Juan Bravo

BAJO EL VOLCÁN

Juan Bravo


El dolor

19/01/2025

Decir que la vida es un auténtico milagro, sería como aventurar que vivimos de puro milagro. Jamás olvidaré la imagen esperpéntica de aquel anciano, esquelético y de no más de metro cincuenta de estatura, que, en pijama y con una bolsa de orina en la mano derecha bamboleándola como si se hubiera encontrado en la escuela, con su cartera de colegial, recorría los pasillos de la undécima planta del Hospital 12 de Octubre, con Madrid al fondo envuelto en una espesa nube de polución, gritando frenético: «¡Estoy vivo de milagro! ¡Estoy vivo de milagro!»
Esa escena patética acaeció en 1984. Han pasado algo más de cuarenta años, y aquel milagro seguro que acabó, como acaban todos los milagros. Pero, para mí, aquella escena, digna de una obra de Shakespeare, sigue siendo la prefiguración de ese acosador en primer grado que nos acompaña desde el nacimiento a la tumba: el dolor, por más que nos conceda, de vez en cuando, por fortuna, instantes de plenitud en que tenemos la agradable impresión de que, de proponérnoslo, podríamos echar a volar
El diccionario de la RAE lo define como «una señal del sistema nervioso de que algo en nuestro cuerpo no anda bien. Una sensación desagradable, como un pinchazo, hormigueo, picadura, ardor o molestia.
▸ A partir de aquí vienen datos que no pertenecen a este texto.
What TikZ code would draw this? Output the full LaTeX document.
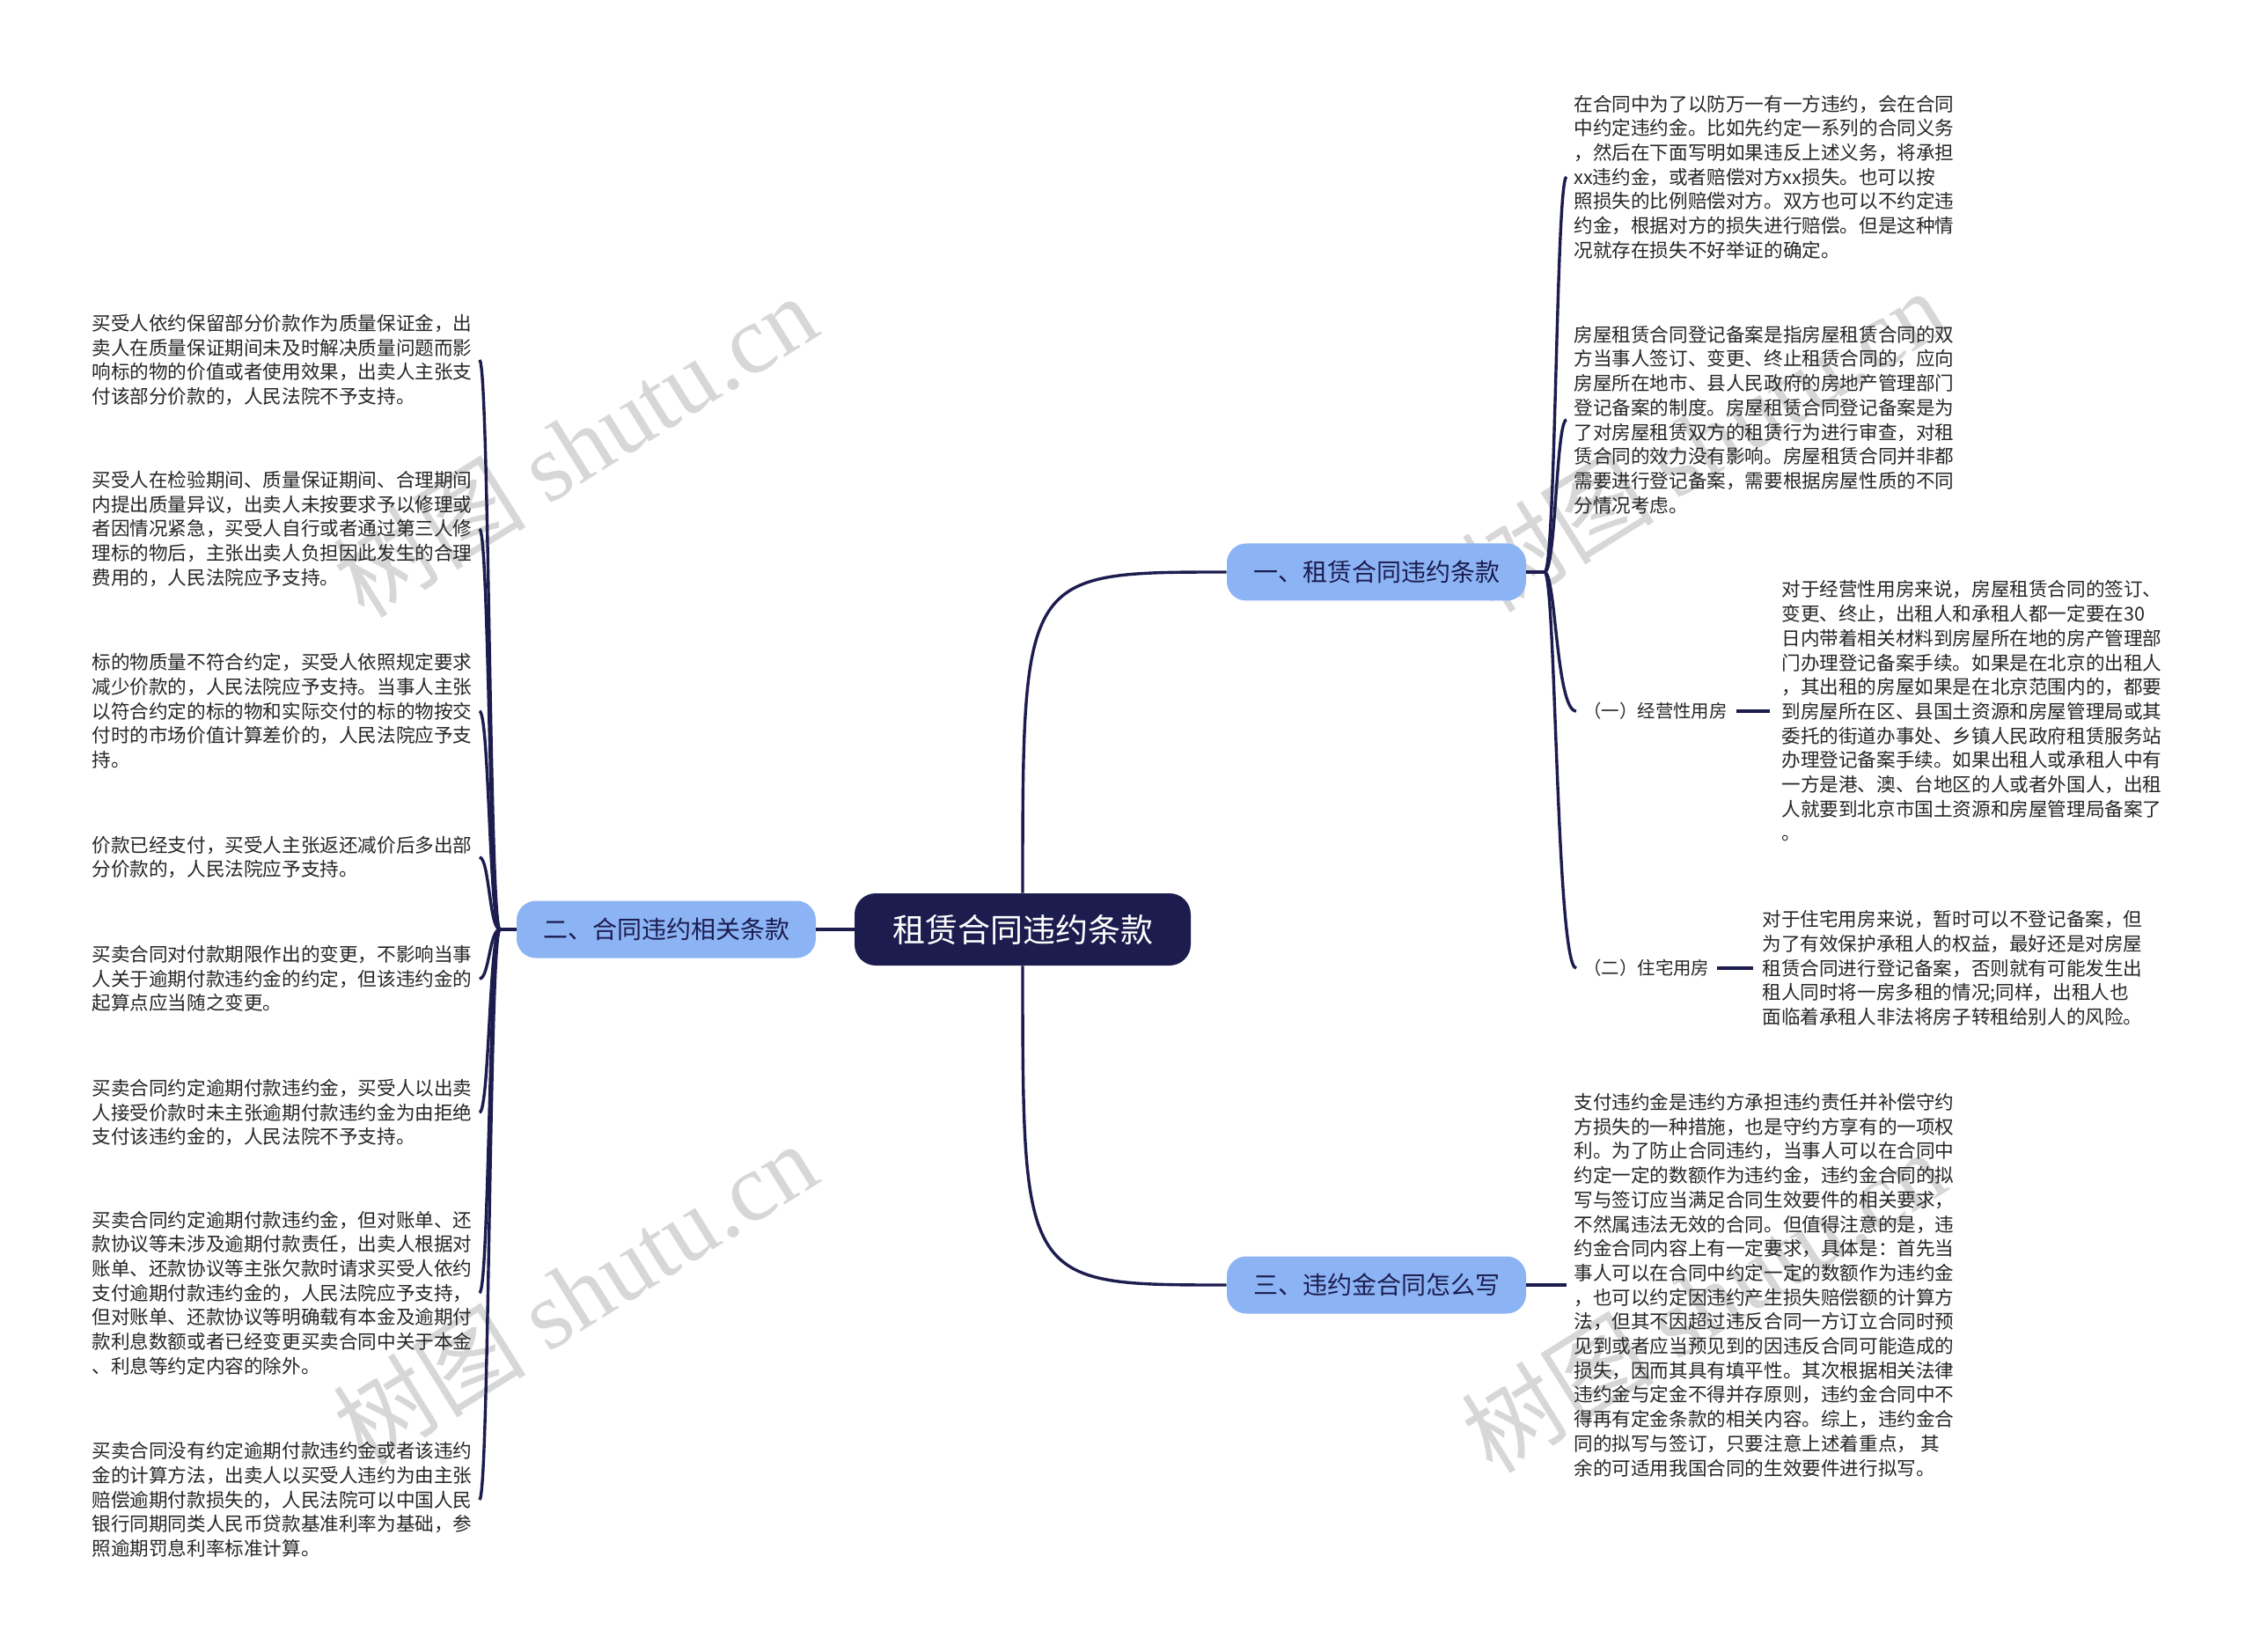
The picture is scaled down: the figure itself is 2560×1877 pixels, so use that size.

El dolor, sigue diciendo, puede ser agudo o sordo, intermitente o constante». Sin embargo, nuestra propia experiencia del dolor nos explica que la casuística es infinita, como infinitos son los modos de atacarnos.
De hecho, somos muchos los que no nos duelen prendas decir que no tenemos miedo a la muerte, pero sí, y mucho, a una enfermedad dolorosa. Particularmente, casi me atrevería a pedir le muerte que deseaba Julio César, aunque fuera en plena calle, como Stendhal, que, previamente, y como si lo hubiera intuido, dejó escrito en su diario que no hay nada vergonzoso en desplomarse una tarde en una callejuela o en una gran avenida de la bella ciudad de París.
Es evidente que esa misma civilización que, en palabras del autor de La Cartuja de Parma, aja las almas y nos torna cada vez más vulnerables al frío, al calor, al hambre, la sed y, sobre todo, el dolor, nos ha reblandecido hasta el punto de recurrir al analgésico, al primer indicio del dolor; generando un círculo vicioso que se enrosca a nuestro alrededor como una serpiente viscosa,
De cualquier modo, cuando hablamos de dolor, conviene advertir, cosa que no siempre se hace, que, si bien existen dolores agudos, sordos, intermitentes, constantes y hasta 'misereres', no todos son de signo negativo, sino que también los hay positivos. Dolores horribles de parto que concluyen con la llegada al mundo de un nuevo ser; dolores con expectativas de recobrar la salud, pudiendo de ese modo apreciar el tesoro que supone gozar d  la vida. E, incluso, los más terribles, los que abocan a la muerte, es más que probable que concluyan con el último latido, de ahí el rostro relajado y lleno de calma de los fallecidos. Por más que ahí entremos en el ámbito de las conjeturas. Durante años, reconozco, que viví obsesionado con lo que ocurría a quien le aplicaban el suplicio de la guillotina, tal como nos refiere Víctor Hugo en su relato 'El último día de un condenado a muerte'.
Sea como fuere, el dolor está ahí, con galenos o sin ellos. Por eso escribía Gracián, en su celebérrimo Criticón, «donde ahí más doctores, hay más dolores». Es un lugar común decir que el dolor más insoportable es la neuralgia del trigémino, seguido de cerca por 'los' dolores del parto y cólico nefrítico, sin olvidarnos, claro está, del tan terrible dolor de muelas, quemaduras, culebrillas, pancreatitis, cefaleas en trueno, golpes en los testículos, o, como un sibarita me confesó en cierta ocasión, una indigestión de ostras… No obstante, y como creo que le dije al doctor Vellando, curtido en mil batallas, ¿dónde situar el lacerante dolor de rodilla? ¿No tendrá, acaso, razón ese capitán que aparece en Jacques el fatalista cuando afirma con contundencia que no hay nada peor que un dolor de rodilla?